• **Job**: Return the lines from the one with "Emit a Python" through the one with "gy], color='#555555', lw=0.8, ls=(0, (1, 4))))", exactly as they appear and with no pictures.

• **Input**:
------------------------------------------------------------

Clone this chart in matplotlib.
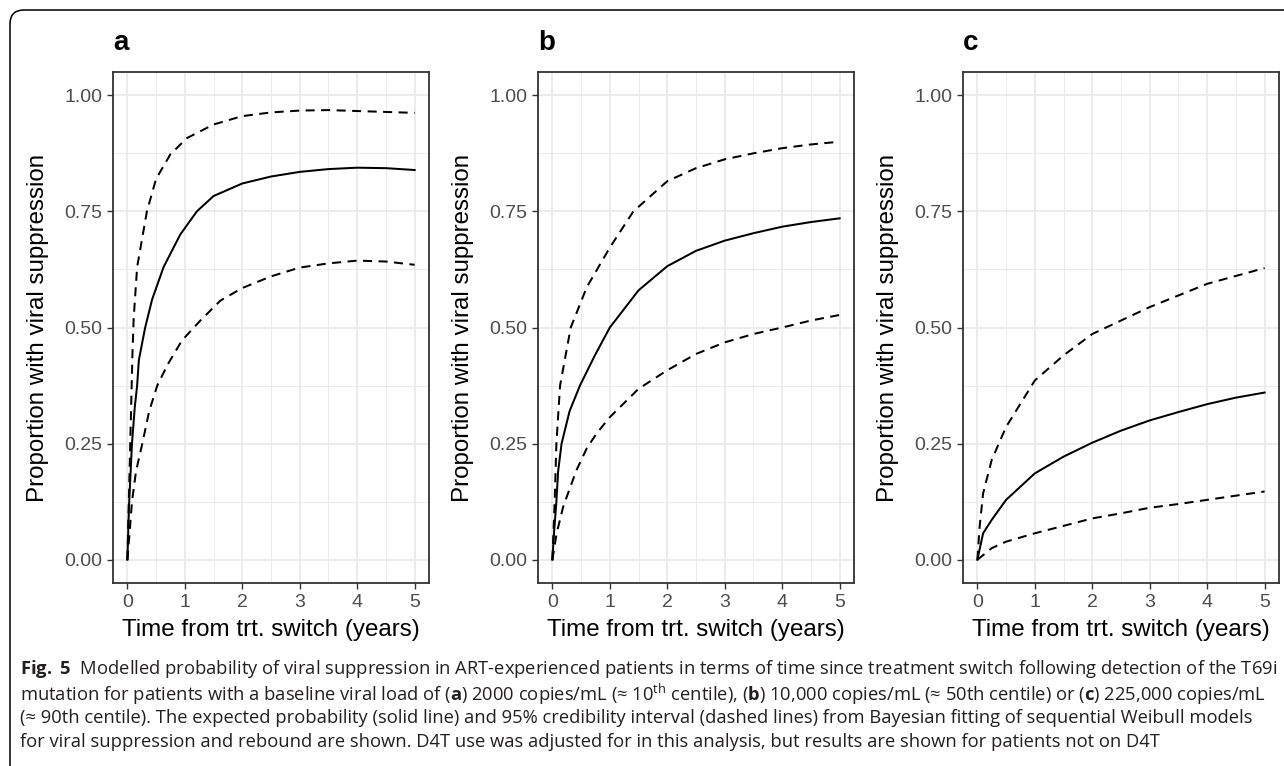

------------------------------------------------------------

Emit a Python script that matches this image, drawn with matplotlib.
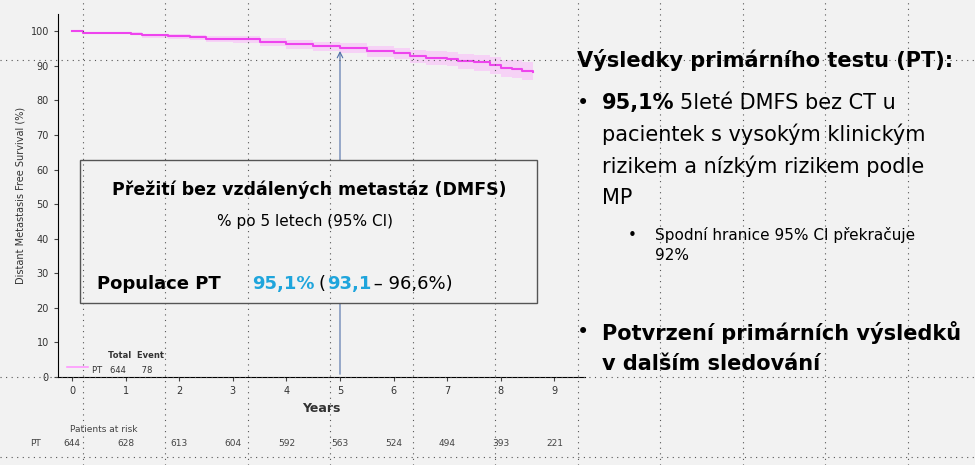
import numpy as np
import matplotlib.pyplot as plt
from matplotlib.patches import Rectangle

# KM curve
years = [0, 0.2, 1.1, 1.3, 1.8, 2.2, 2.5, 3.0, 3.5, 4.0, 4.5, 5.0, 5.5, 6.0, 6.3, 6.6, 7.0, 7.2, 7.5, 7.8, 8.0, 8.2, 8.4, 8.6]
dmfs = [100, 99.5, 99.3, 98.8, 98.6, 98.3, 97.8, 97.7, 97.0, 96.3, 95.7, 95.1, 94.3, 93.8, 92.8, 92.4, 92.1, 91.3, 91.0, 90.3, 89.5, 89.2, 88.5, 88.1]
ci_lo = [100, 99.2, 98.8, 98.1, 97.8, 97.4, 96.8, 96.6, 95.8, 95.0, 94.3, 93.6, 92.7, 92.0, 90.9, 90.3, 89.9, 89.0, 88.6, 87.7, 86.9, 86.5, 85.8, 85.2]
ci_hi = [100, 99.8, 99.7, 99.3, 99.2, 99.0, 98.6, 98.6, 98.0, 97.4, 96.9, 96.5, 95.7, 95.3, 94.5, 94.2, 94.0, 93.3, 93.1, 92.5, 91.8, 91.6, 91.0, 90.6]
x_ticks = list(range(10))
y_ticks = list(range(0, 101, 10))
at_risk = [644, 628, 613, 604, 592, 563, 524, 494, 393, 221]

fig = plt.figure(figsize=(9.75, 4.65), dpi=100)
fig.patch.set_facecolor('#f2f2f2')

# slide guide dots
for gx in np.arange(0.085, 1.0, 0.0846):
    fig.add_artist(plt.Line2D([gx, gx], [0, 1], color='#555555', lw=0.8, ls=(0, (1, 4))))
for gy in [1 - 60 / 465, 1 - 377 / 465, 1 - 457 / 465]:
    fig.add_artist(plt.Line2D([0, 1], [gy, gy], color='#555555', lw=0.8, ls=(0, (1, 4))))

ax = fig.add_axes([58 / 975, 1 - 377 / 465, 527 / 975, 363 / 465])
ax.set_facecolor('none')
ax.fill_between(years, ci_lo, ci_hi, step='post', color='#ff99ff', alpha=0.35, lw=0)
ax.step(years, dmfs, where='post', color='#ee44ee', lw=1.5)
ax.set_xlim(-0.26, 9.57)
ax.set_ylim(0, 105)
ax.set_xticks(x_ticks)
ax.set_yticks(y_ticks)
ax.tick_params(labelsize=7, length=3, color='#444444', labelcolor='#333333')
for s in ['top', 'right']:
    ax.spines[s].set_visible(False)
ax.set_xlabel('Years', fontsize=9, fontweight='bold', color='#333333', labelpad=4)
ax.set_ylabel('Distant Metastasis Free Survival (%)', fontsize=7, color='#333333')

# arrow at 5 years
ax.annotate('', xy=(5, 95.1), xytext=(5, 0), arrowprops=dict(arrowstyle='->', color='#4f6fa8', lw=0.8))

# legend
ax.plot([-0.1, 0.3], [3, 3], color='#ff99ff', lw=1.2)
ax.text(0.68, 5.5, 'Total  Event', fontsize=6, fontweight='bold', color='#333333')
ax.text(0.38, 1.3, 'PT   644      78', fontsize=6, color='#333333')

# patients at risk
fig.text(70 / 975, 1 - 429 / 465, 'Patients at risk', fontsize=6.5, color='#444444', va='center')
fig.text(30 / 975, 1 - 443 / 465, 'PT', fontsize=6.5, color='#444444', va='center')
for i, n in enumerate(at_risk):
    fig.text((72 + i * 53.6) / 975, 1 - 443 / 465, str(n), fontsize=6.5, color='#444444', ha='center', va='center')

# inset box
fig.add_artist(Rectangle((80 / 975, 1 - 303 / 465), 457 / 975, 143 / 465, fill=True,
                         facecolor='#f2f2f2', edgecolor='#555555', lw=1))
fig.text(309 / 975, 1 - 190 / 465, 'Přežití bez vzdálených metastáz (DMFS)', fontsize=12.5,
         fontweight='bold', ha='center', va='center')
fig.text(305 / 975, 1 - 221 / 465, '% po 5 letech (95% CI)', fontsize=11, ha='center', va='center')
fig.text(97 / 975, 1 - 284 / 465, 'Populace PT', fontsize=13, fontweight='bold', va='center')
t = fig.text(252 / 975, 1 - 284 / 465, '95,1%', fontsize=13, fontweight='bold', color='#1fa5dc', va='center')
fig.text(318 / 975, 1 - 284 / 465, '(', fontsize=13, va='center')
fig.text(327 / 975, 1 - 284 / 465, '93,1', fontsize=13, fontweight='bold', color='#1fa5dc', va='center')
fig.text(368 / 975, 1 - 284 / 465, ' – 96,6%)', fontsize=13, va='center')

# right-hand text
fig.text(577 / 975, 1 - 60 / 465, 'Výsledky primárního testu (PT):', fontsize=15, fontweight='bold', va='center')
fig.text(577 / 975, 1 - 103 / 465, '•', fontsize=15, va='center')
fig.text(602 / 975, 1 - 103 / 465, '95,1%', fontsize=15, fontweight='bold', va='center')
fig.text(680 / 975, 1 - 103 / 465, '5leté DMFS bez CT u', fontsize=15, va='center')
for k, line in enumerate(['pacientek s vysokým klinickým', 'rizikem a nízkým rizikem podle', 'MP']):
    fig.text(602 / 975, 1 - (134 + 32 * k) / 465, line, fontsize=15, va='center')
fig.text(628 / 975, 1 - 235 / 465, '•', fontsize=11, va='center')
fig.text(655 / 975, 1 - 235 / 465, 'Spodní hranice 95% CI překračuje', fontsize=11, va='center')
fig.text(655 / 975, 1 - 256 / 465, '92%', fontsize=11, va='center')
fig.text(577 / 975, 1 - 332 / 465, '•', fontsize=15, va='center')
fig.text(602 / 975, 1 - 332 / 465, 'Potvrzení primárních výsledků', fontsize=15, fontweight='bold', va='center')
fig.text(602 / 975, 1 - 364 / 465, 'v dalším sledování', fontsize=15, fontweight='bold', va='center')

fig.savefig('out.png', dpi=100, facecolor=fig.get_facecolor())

------------------------------------------------------------

• **Solution for this problem**:
Emit a Python script that matches this image, drawn with matplotlib.
import numpy as np
import matplotlib.pyplot as plt
from matplotlib.patches import Rectangle

# KM curve
years = [0, 0.2, 1.1, 1.3, 1.8, 2.2, 2.5, 3.0, 3.5, 4.0, 4.5, 5.0, 5.5, 6.0, 6.3, 6.6, 7.0, 7.2, 7.5, 7.8, 8.0, 8.2, 8.4, 8.6]
dmfs = [100, 99.5, 99.3, 98.8, 98.6, 98.3, 97.8, 97.7, 97.0, 96.3, 95.7, 95.1, 94.3, 93.8, 92.8, 92.4, 92.1, 91.3, 91.0, 90.3, 89.5, 89.2, 88.5, 88.1]
ci_lo = [100, 99.2, 98.8, 98.1, 97.8, 97.4, 96.8, 96.6, 95.8, 95.0, 94.3, 93.6, 92.7, 92.0, 90.9, 90.3, 89.9, 89.0, 88.6, 87.7, 86.9, 86.5, 85.8, 85.2]
ci_hi = [100, 99.8, 99.7, 99.3, 99.2, 99.0, 98.6, 98.6, 98.0, 97.4, 96.9, 96.5, 95.7, 95.3, 94.5, 94.2, 94.0, 93.3, 93.1, 92.5, 91.8, 91.6, 91.0, 90.6]
x_ticks = list(range(10))
y_ticks = list(range(0, 101, 10))
at_risk = [644, 628, 613, 604, 592, 563, 524, 494, 393, 221]

fig = plt.figure(figsize=(9.75, 4.65), dpi=100)
fig.patch.set_facecolor('#f2f2f2')

# slide guide dots
for gx in np.arange(0.085, 1.0, 0.0846):
    fig.add_artist(plt.Line2D([gx, gx], [0, 1], color='#555555', lw=0.8, ls=(0, (1, 4))))
for gy in [1 - 60 / 465, 1 - 377 / 465, 1 - 457 / 465]:
    fig.add_artist(plt.Line2D([0, 1], [gy, gy], color='#555555', lw=0.8, ls=(0, (1, 4))))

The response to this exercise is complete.